I hope that sooner rather than later enough people on this earth will truly take on board the enormity of the task ahead of us, that a sufficient critical mass will be achieved, to make a real difference to the way we live; so that all humanity, 7 billion now and rising, will have access to adequate food, water, healthcare, education, and justice for all. Could that happy state of affairs be in sight, with the help of the enormous strength of the world’s religions and with the genuine spirituality that they nurture, that could connect all people? Remember the awesome scale of religion across the world, which no amount of atheist campaigning is going to dent.
Let’s start with Stuart Kauffman, American theoretical biologist and bio-complexity expert, calling for a new scientific worldview of God in Reinventing the Sacred.
He proposes that we are all members of a natural universe of 'ceaseless creativity, in which life, agency, meaning, value, consciousness and the full richness of human action have emerged.' He describes this concept as awesome, stunning and worthy of reverence, something we can all view as sacred. He believes, from the evidence of the origins of life in the universe, that we do not need a creator God. (But what about the origin of the universe itself?) Instead he calls for one global view of a common God as being the natural creativity itself in the universe. Kauffman’s vision is that by harnessing our personal and collective responsibilities we have the wisdom, ability and knowledge to develop a new global ethics, and steer our evolution forwards through his proposed 'reinvention' of the sacred.
Kauffman describes four injuries of the modern world; the artificial division between the sciences and humanities, the need for more value and meaning in our lives, the need for spirituality for all, atheists, humanists, agnostics as well as those of faith, and finally the need for a global ethic. He believes that his ideas, based as they are on a broader scientific world-view than current conventional science, may provide a shared religious and spiritual space for us all, within which he hopes we can heal those injuries.

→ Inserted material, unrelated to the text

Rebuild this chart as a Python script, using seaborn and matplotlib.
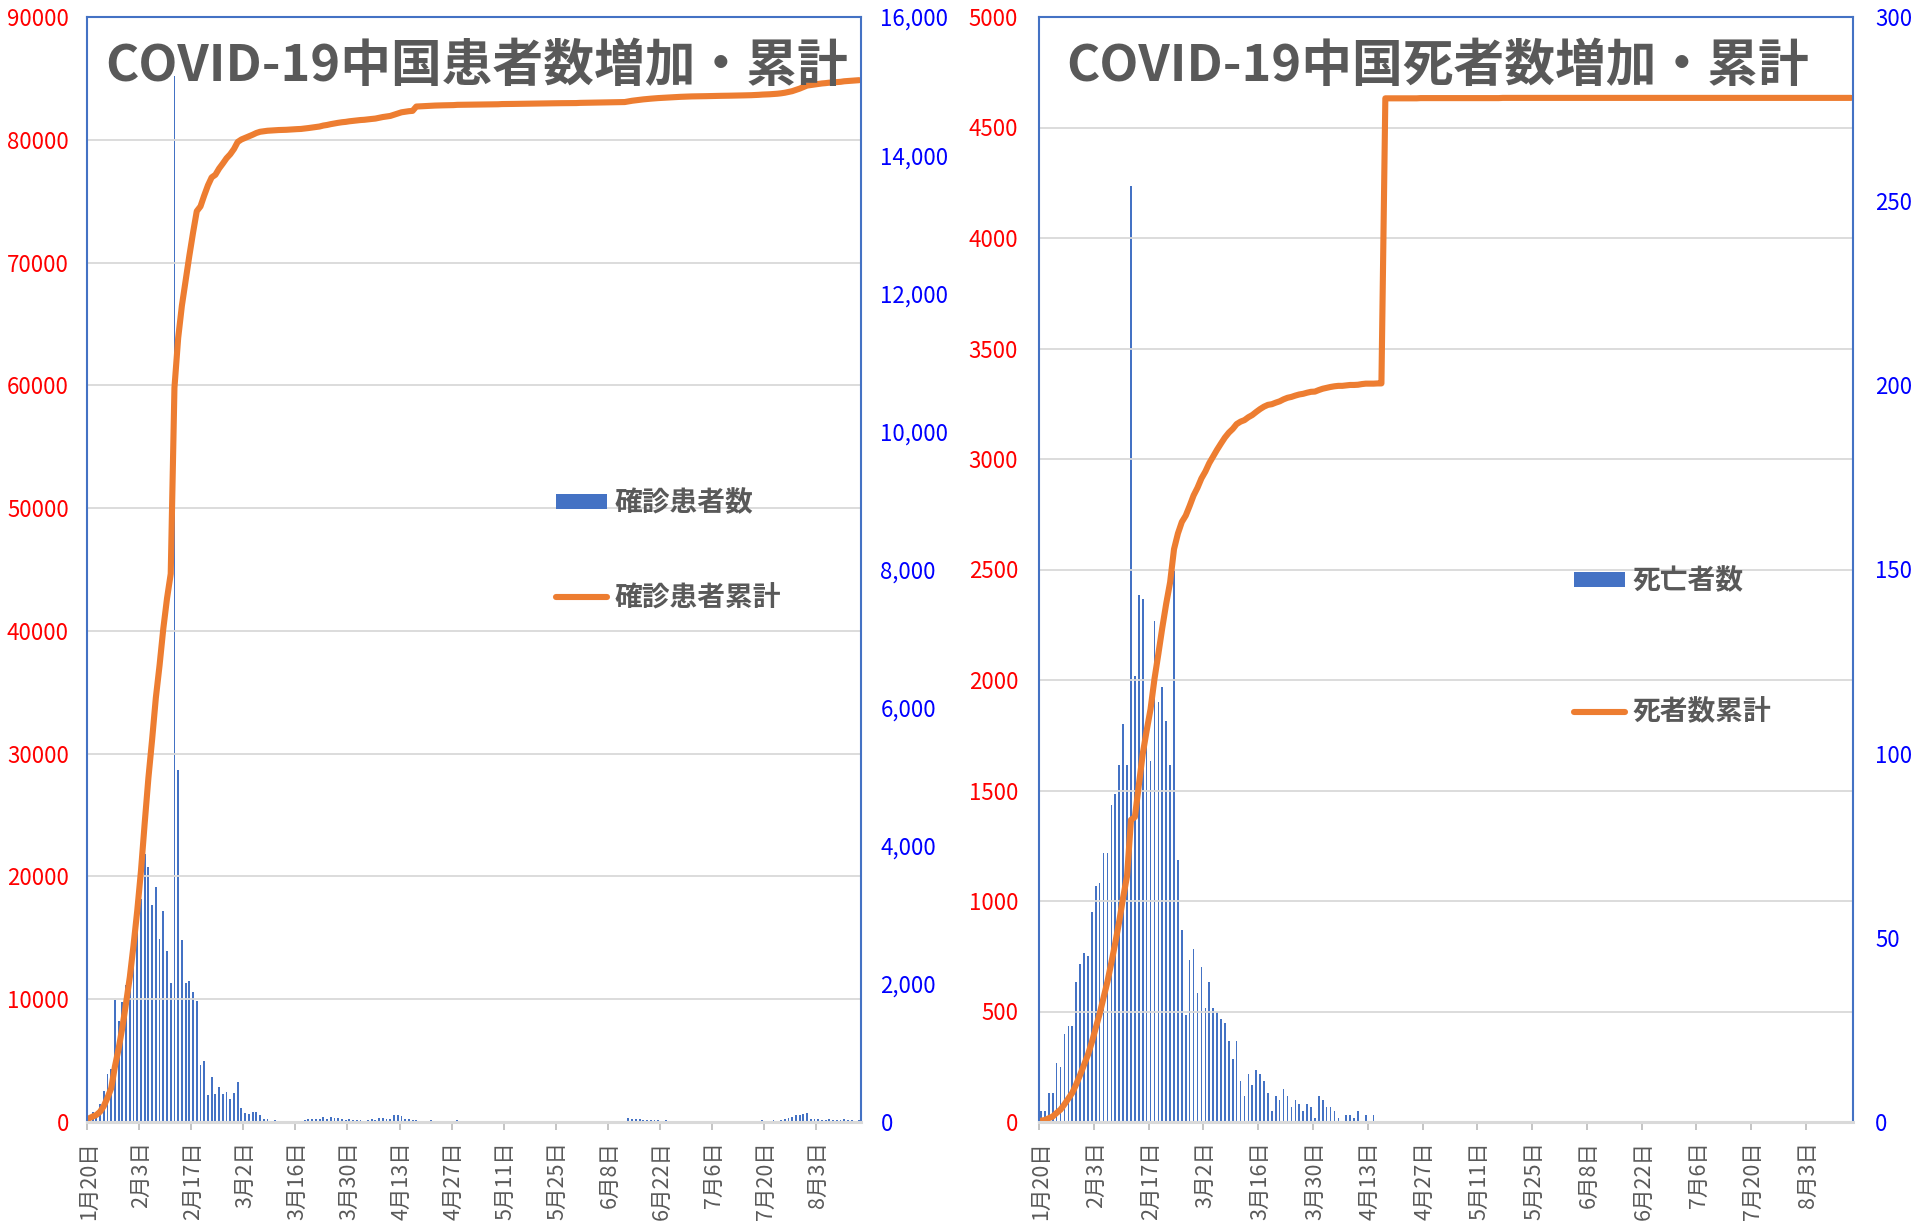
import matplotlib.pyplot as plt
import matplotlib.ticker as mticker
import numpy as np
import pandas as pd
import seaborn as sns

# daily series, 2020-01-20 .. 2020-08-14
dates = pd.date_range('2020-01-20', '2020-08-14', freq='D')
date_labels = [f'{d.month}月{d.day}日' for d in dates]

new_cases = [
    # Jan 20-31
    77, 149, 131, 259, 444, 688, 769, 1771, 1459, 1737, 1982, 2102,
    # Feb
    2590, 2829, 3235, 3887, 3694, 3143, 3399, 2656, 3062, 2478, 2015, 15152, 5090, 2641, 2009,
    2048, 1886, 1749, 820, 889, 397, 648, 409, 508, 406, 433, 327, 427, 573,
    # Mar
    202, 125, 119, 139, 143, 99, 44, 40, 19, 24, 15, 8, 11, 20, 16, 21,
    13, 34, 39, 41, 46, 39, 78, 47, 67, 55, 54, 45, 31, 48, 36,
    # Apr
    35, 31, 19, 30, 39, 32, 62, 63, 42, 46, 99, 108, 89, 46, 46,
    26, 27, 16, 12, 11, 30, 10, 6, 12, 11, 3, 6, 22, 4, 12,
    # May
    1, 2, 3, 1, 2, 4, 2, 1, 14, 17, 1, 7, 3, 4, 5, 8,
    5, 6, 3, 5, 2, 0, 3, 11, 7, 1, 2, 2, 4, 2, 16,
    # Jun
    5, 1, 6, 5, 5, 6, 4, 3, 3, 11, 7, 11, 57, 49, 40,
    44, 28, 32, 25, 26, 22, 18, 22, 13, 11, 21, 17, 12, 19, 3,
    # Jul
    3, 5, 5, 8, 8, 7, 6, 7, 2, 7, 8, 7, 8, 3, 4, 11,
    13, 16, 22, 11, 14, 22, 21, 34, 46, 61, 68, 101, 105, 123, 127,
    # Aug 1-14
    45, 49, 43, 36, 27, 37, 23, 23, 23, 44, 25, 23, 20, 22,
]

total_cases = [
    291, 440, 571, 830, 1287, 1975, 2744, 4515, 5974, 7711, 9692, 11791,
    14380, 17205, 20438, 24324, 28018, 31161, 34546, 37198, 40171, 42638, 44653, 59804, 63851, 66492, 68500,
    70548, 72436, 74185, 74576, 75465, 76288, 76936, 77150, 77658, 78064, 78497, 78824, 79251, 79824,
    80026, 80151, 80270, 80409, 80552, 80651, 80695, 80735, 80754, 80778, 80793, 80801, 80812, 80832, 80848, 80869,
    80882, 80916, 80955, 80996, 81042, 81081, 81159, 81206, 81273, 81328, 81382, 81427, 81458, 81506, 81542,
    81577, 81608, 81627, 81657, 81696, 81728, 81790, 81853, 81895, 81941, 82040, 82148, 82237, 82283, 82329,
    82355, 82707, 82723, 82735, 82746, 82776, 82786, 82792, 82804, 82815, 82818, 82824, 82846, 82850, 82862,
    82863, 82865, 82868, 82869, 82871, 82875, 82877, 82878, 82892, 82909, 82910, 82917, 82920, 82924, 82929, 82937,
    82942, 82948, 82951, 82956, 82958, 82958, 82961, 82972, 82979, 82980, 82982, 82984, 82988, 82990, 83006,
    83011, 83012, 83018, 83023, 83028, 83034, 83038, 83041, 83044, 83055, 83062, 83073, 83130, 83179, 83219,
    83263, 83291, 83323, 83348, 83374, 83396, 83414, 83436, 83449, 83460, 83481, 83498, 83510, 83529, 83532,
    83535, 83540, 83545, 83553, 83561, 83568, 83574, 83581, 83583, 83590, 83598, 83605, 83613, 83616, 83620, 83631,
    83644, 83660, 83682, 83693, 83707, 83729, 83750, 83784, 83830, 83891, 83959, 84060, 84165, 84288, 84415,
    84460, 84509, 84552, 84588, 84615, 84652, 84675, 84698, 84721, 84765, 84790, 84813, 84833, 84855,
]

new_deaths = [
    3, 3, 8, 8, 16, 15, 24, 26, 26, 38, 43, 46,
    45, 57, 64, 65, 73, 73, 86, 89, 97, 108, 97, 254, 121, 143, 142,
    105, 98, 136, 114, 118, 109, 97, 150, 71, 52, 29, 44, 47, 35,
    42, 31, 38, 31, 30, 28, 27, 22, 17, 22, 11, 7, 13, 10, 14, 13,
    11, 8, 3, 7, 6, 9, 7, 4, 6, 5, 3, 5, 4, 1, 7,
    6, 4, 4, 3, 1, 0, 2, 2, 1, 3, 0, 2, 0, 2, 0,
    0, 0, 0, 0, 0, 0, 0, 0, 0, 0, 0, 0, 0, 0, 0,
    0, 0, 0, 0, 0, 0, 0, 0, 0, 0, 0, 0, 0, 0, 0, 0,
    0, 0, 0, 0, 0, 0, 0, 0, 0, 0, 0, 0, 0, 0, 0,
    0, 0, 0, 0, 0, 0, 0, 0, 0, 0, 0, 0, 0, 0, 0,
    0, 0, 0, 0, 0, 0, 0, 0, 0, 0, 0, 0, 0, 0, 0,
    0, 0, 0, 0, 0, 0, 0, 0, 0, 0, 0, 0, 0, 0, 0, 0,
    0, 0, 0, 0, 0, 0, 0, 0, 0, 0, 0, 0, 0, 0, 0,
    0, 0, 0, 0, 0, 0, 0, 0, 0, 0, 0, 0, 0, 0,
]

total_deaths = [
    6, 9, 17, 25, 41, 56, 80, 106, 132, 170, 213, 259,
    304, 361, 425, 490, 563, 636, 722, 811, 908, 1016, 1113, 1367, 1380, 1523, 1665,
    1770, 1868, 2004, 2118, 2236, 2345, 2442, 2592, 2663, 2715, 2744, 2788, 2835, 2870,
    2912, 2943, 2981, 3012, 3042, 3070, 3097, 3119, 3136, 3158, 3169, 3176, 3189, 3199, 3213, 3226,
    3237, 3245, 3248, 3255, 3261, 3270, 3277, 3281, 3287, 3292, 3295, 3300, 3304, 3305, 3312,
    3318, 3322, 3326, 3329, 3331, 3331, 3333, 3335, 3335, 3336, 3339, 3341, 3341, 3341, 3342,
    3342, 4632, 4632, 4632, 4632, 4632, 4632, 4632, 4632, 4632, 4633, 4633, 4633, 4633, 4633,
    4633, 4633, 4633, 4633, 4633, 4633, 4633, 4633, 4633, 4633, 4633, 4633, 4633, 4633, 4633, 4633,
    4634, 4634, 4634, 4634, 4634, 4634, 4634, 4634, 4634, 4634, 4634, 4634, 4634, 4634, 4634,
    4634, 4634, 4634, 4634, 4634, 4634, 4634, 4634, 4634, 4634, 4634, 4634, 4634, 4634, 4634,
    4634, 4634, 4634, 4634, 4634, 4634, 4634, 4634, 4634, 4634, 4634, 4634, 4634, 4634, 4634,
    4634, 4634, 4634, 4634, 4634, 4634, 4634, 4634, 4634, 4634, 4634, 4634, 4634, 4634, 4634, 4634,
    4634, 4634, 4634, 4634, 4634, 4634, 4634, 4634, 4634, 4634, 4634, 4634, 4634, 4634, 4634,
    4634, 4634, 4634, 4634, 4634, 4634, 4634, 4634, 4634, 4634, 4634, 4634, 4634, 4634,
]

df = pd.DataFrame({
    'day': np.arange(len(dates)),
    'label': date_labels,
    'new_cases': new_cases,
    'total_cases': total_cases,
    'new_deaths': new_deaths,
    'total_deaths': total_deaths,
})
N = len(df)

BLUE = '#4472C4'
ORANGE = '#ED7D31'
GRAY = '#595959'
GRID = '#D9D9D9'

sns.set_theme(style='white')
plt.rcParams['font.family'] = ['Noto Sans CJK JP', 'DejaVu Sans']

fig = plt.figure(figsize=(19.15, 12.29), dpi=100)


def panel(rect, total_col, new_col, total_max, total_step, new_max, new_step, new_fmt,
          title, title_x, names, leg_anchor, leg_space, bar_w, pads):
    ax = fig.add_axes(rect)
    ax2 = ax.twinx()
    sns.barplot(data=df, x='day', y=new_col, ax=ax2, native_scale=True, orient='x',
                color=BLUE, saturation=1, width=bar_w, errorbar=None, linewidth=0)
    sns.lineplot(data=df, x='day', y=total_col, ax=ax, color=ORANGE, linewidth=4.4,
                 solid_capstyle='round')
    ax.set_zorder(ax2.get_zorder() + 1)
    ax.patch.set_visible(False)

    ax.set_xlim(-0.45, N - 0.5)
    ax.set_ylim(0, total_max)
    ax.set_yticks(np.arange(0, total_max + 1, total_step))
    ax.yaxis.set_major_formatter(mticker.StrMethodFormatter('{x:.0f}'))
    ax2.set_ylim(0, new_max)
    ax2.set_yticks(np.arange(0, new_max + 1, new_step))
    ax2.yaxis.set_major_formatter(mticker.StrMethodFormatter(new_fmt))

    ax.set_xticks(df['day'][::14], df['label'][::14])
    ax.set_xticks(np.arange(-0.5, N, 14), minor=True)
    ax.tick_params(axis='x', which='major', length=0, pad=14, labelsize=15.5,
                   labelcolor=GRAY, rotation=90)
    ax.tick_params(axis='x', which='minor', length=6, width=1.3, color='#BFBFBF', bottom=True)
    ax.tick_params(axis='y', length=0, pad=pads[0], labelsize=16, labelcolor='#FF0000')
    ax2.tick_params(axis='y', length=0, pad=pads[1], labelsize=16, labelcolor='#0000FF')

    ax.grid(axis='y', color=GRID, linewidth=1.3)
    ax.grid(axis='x', visible=False)
    ax2.grid(False)
    for s in ['left', 'top', 'right']:
        ax.spines[s].set_visible(True)
        ax.spines[s].set_color(BLUE)
        ax.spines[s].set_linewidth(1.5)
    ax.spines['bottom'].set_color(GRID)
    ax.spines['bottom'].set_linewidth(2.2)
    for s in ax2.spines.values():
        s.set_visible(False)
    ax.set_xlabel('')
    ax.set_ylabel('')
    ax2.set_ylabel('')

    ax.text(title_x, 0.955, title, transform=ax.transAxes, fontsize=36.5, fontweight='bold',
            color=GRAY, ha='left', va='center', zorder=5)

    leg = ax.get_legend()
    if leg is not None:
        leg.remove()
    ax.legend([ax2.containers[0], ax.lines[0]], names, loc='center left',
              bbox_to_anchor=leg_anchor, frameon=False,
              prop={'size': 20, 'weight': 'bold'}, labelcolor=GRAY,
              handlelength=1.85, handleheight=0.45, handletextpad=0.25,
              labelspacing=leg_space, borderpad=0, borderaxespad=0)
    return ax, ax2


panel([87 / 1915, 107 / 1229, 774 / 1915, 1105 / 1229], 'total_cases', 'new_cases',
      90000, 10000, 16000, 2000, '{x:,.0f}',
      'COVID-19中国患者数増加・累計', 0.024, ['確診患者数', '確診患者累計'],
      (0.606, 0.517), 2.4, 0.5, (13, 14))

panel([1039 / 1915, 107 / 1229, 814 / 1915, 1105 / 1229], 'total_deaths', 'new_deaths',
      5000, 500, 300, 50, '{x:.0f}',
      'COVID-19中国死者数増加・累計', 0.034, ['死亡者数', '死者数累計'],
      (0.657, 0.43), 3.7, 0.42, (15, 16))

fig.savefig('out.png', dpi=100, facecolor='white')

Kaufman offers ideas for a future evolution steered by us for a safer and better global place to live, aiming to address the schisms set out above. It is time, he writes, to 'heal the split,' for the sake of our world. He is absolutely right. But he can also be controversial and provocative, and as a Christian who believes in an Abrahamic Creator God I cannot agree with all he writes But it’s a jolly good idea nonetheless! And I have a respect for his beliefs and ideas.